By Jacob Wheeler
When the US Army Corps of Engineers measured Lake Michigan and Lake Huron water levels at the end of December, they discovered that the depth had receded to 576.15 feet above sea level — breaking the record for the previous all-time-low of 576.2 feet set in 1964. That’s not a record to celebrate.
Numbers are complex and difficult to comprehend. But beaches along Sleeping Bear Bay offered more clarity, and sobering clarity at that. The shoreline has receded substantially from previous years, leaving behind a hard, rocky surface in places, and prompting widespread alarm.
Rob Karner, a biology teacher at the Leelanau School who uses the school’s beach to launch his Hobie Cat into Lake Michigan, hasn’t seen anything like this in the 36 years since he moved to Glen Arbor. A year-round fitness buff, Karner is pragmatic and admits that the receded shoreline and hard surface makes it easier for joggers — but it will also force him to drag his boat further before he reaches the water. It’s clear that the potential long-term costs outweigh any immediate benefits.
As a watershed biologist for the Glen Lake Association and a landowner on the Crystal River, Karner is triply concerned about low water levels. When he drives along County Road 675, between his house and Glen Arbor, he sees vegetation where the river used to flow. As for the Glen Lakes, he encourages boat owners to invest in flat-bottom crafts, or boats with engines that can be tilted back, to decrease their draw and make them more versatile in shallow waters.
But what happened to our precious water? Is it being secretly pumped to the dry Southwest to feed golf courses and lawns in Phoenix? Is it Climate Change? Or is this all an aberration?
“Evaporation is the number one issue,” explains Karner. “When you don’t have ice cover during the winter months, coupled with warmer temperatures and wind — that’s the main culprit. We’ve gone too many winters in a row where Big Glen Lake doesn’t freeze over, exposing water to year-round evaporation.”
The day we spoke in mid-January, the wind was howling at 30 knots, and despite a healthy snowfall left by Winter Storm Draco just before Christmas, temperatures hadn’t remained cold enough for Big Glen to freeze over.
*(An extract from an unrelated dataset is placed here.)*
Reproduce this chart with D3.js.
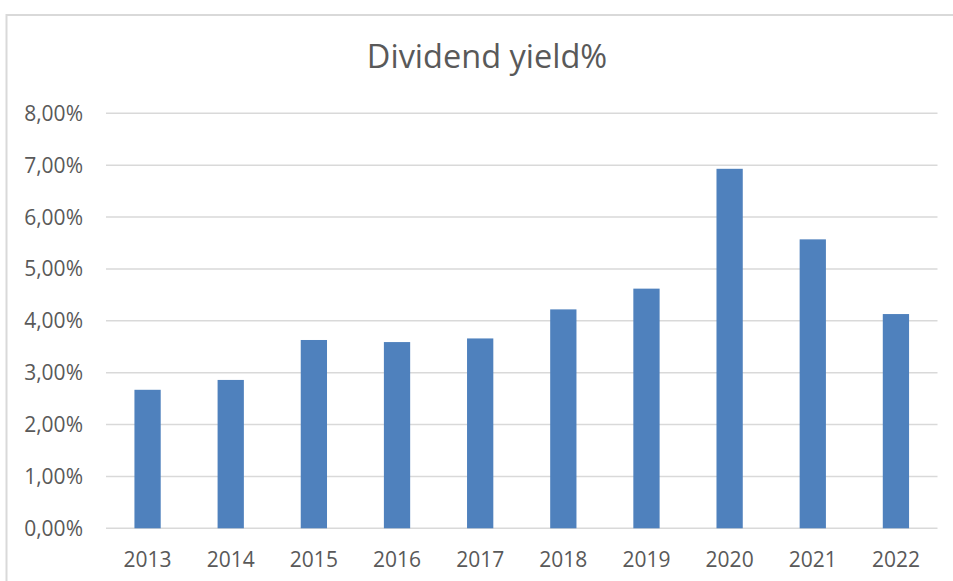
<!DOCTYPE html>
<html>
<head>
<meta charset="utf-8">
<script src="https://cdn.jsdelivr.net/npm/d3@7"></script>
<style>
  body { margin: 0; background: #fff; }
  svg { display: block; }
</style>
</head>
<body>
<div id="chart"></div>
<script>
// data
var years = ["2013", "2014", "2015", "2016", "2017", "2018", "2019", "2020", "2021", "2022"];
var yieldPct = [2.67, 2.86, 3.63, 3.59, 3.66, 4.22, 4.62, 6.93, 5.57, 4.13];
var yTicks = [0, 1, 2, 3, 4, 5, 6, 7, 8];

var w = 953;
var h = 581;
// plot area (don't call these top/left: window.top is read only)
var plotL = 106, plotR = 937.5, plotT = 113.3, plotB = 528.3;

var svg = d3.select("#chart")
    .append("svg")
    .attr("width", w)
    .attr("height", h);

// chart area border (runs off the right and bottom edges)
svg.append("rect")
    .attr("x", 6.5)
    .attr("y", 15)
    .attr("width", 1000)
    .attr("height", 1000)
    .attr("fill", "none")
    .attr("stroke", "#d9d9d9")
    .attr("stroke-width", 2);

var xScale = d3.scaleBand()
    .domain(years)
    .range([plotL, plotR])
    .paddingInner(0.684)
    .paddingOuter(0.342);

var yScale = d3.scaleLinear()
    .domain([0, 8])
    .range([plotB, plotT]);

var fmt = function(v) {
    return v.toFixed(2).replace(".", ",") + "%";
};

// gridlines
svg.selectAll("line.grid")
    .data(yTicks)
    .enter()
    .append("line")
    .attr("class", "grid")
    .attr("x1", plotL)
    .attr("x2", plotR)
    .attr("y1", function(d) { return yScale(d); })
    .attr("y2", function(d) { return yScale(d); })
    .attr("stroke", "#d9d9d9")
    .attr("stroke-width", 1.5);

// y labels
svg.selectAll("text.ylab")
    .data(yTicks)
    .enter()
    .append("text")
    .attr("class", "ylab")
    .attr("x", 83)
    .attr("y", function(d) { return yScale(d); })
    .attr("dy", "0.36em")
    .attr("text-anchor", "end")
    .attr("font-family", "'Open Sans', sans-serif")
    .attr("font-size", "21px")
    .attr("fill", "#595959")
    .text(fmt);

// bars
svg.selectAll("rect.bar")
    .data(yieldPct)
    .enter()
    .append("rect")
    .attr("class", "bar")
    .attr("x", function(d, i) { return xScale(years[i]); })
    .attr("width", xScale.bandwidth())
    .attr("y", function(d) { return yScale(d); })
    .attr("height", function(d) { return plotB - yScale(d); })
    .attr("fill", "#4f81bd");

// x labels
svg.selectAll("text.xlab")
    .data(years)
    .enter()
    .append("text")
    .attr("class", "xlab")
    .attr("x", function(d) { return xScale(d) + xScale.bandwidth() / 2; })
    .attr("y", 567)
    .attr("text-anchor", "middle")
    .attr("font-family", "'Open Sans', sans-serif")
    .attr("font-size", "21px")
    .attr("fill", "#595959")
    .text(function(d) { return d; });

// title
svg.append("text")
    .attr("x", 487)
    .attr("y", 68)
    .attr("text-anchor", "middle")
    .attr("font-family", "'Open Sans', sans-serif")
    .attr("font-size", "32.5px")
    .attr("fill", "#595959")
    .text("Dividend yield%");
</script>
</body>
</html>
Karner reminded me that, last winter, Big Glen finally froze over late in the season, but it didn’t stay long.
“It froze for a handful of weeks, not a handful of months,” he said. “If that trend continues, our lake levels could be set up for a lot of water loss, and lower levels could be the norm rather than an anomaly.”
Fellow Leelanau School science teacher Joe Blondia doesn’t shy away from the bigger, and alarming, picture when discussing low water levels in the classroom.
“What I’m telling kids is that it’s 113 degrees in Australia today; we just had record average temperature set in the United States; the polar ice caps are disappearing, but we’ve still got Senators calling this voodoo science,” says Blondia. “We can all agree that we put a man on the moon and built the internal combustion engine, but we can’t all look at a thermometer and see that the red line is higher than it was five years ago. This is global warming. Whether the climate is changing is no longer up for debate.”
Blondia recalls that, in the late 1990s, the school took students down to the beach to move the lifeguard stand further offshore so that it wouldn’t get submerged. Now the wooden stand sits 50 yards from the water’s edge.
What would Climate Change mean, long-term, for northern Michigan? According to longtime television meteorologist Dave Barrons (as reported in the Glen Arbor Sun’s July 2012 story “Will climate change kill the Michigan cherry?”): Overnight low temperatures would increase, winters would become sloppier and ski resorts would have to make more snow. Ice on the lakes would decrease, as evidenced by the Grand Traverse bays freezing only once or twice a decade, whereas they once froze in eight out of 10 winters. Warmer temperatures would cause more wintertime water evaporation, which would shrink water levels and expose more beaches. Rainfall patterns would change, bringing more downpours in the spring and fall, marked by significant dry spells in between. And rising temperatures would allow more insects and pests to survive through mild winters.
What’s the solution?
“Pray for rain, pray for snow,” answered Karner. “That would make everything go away. If we get healthy wintertime precipitation, it solves the problem.”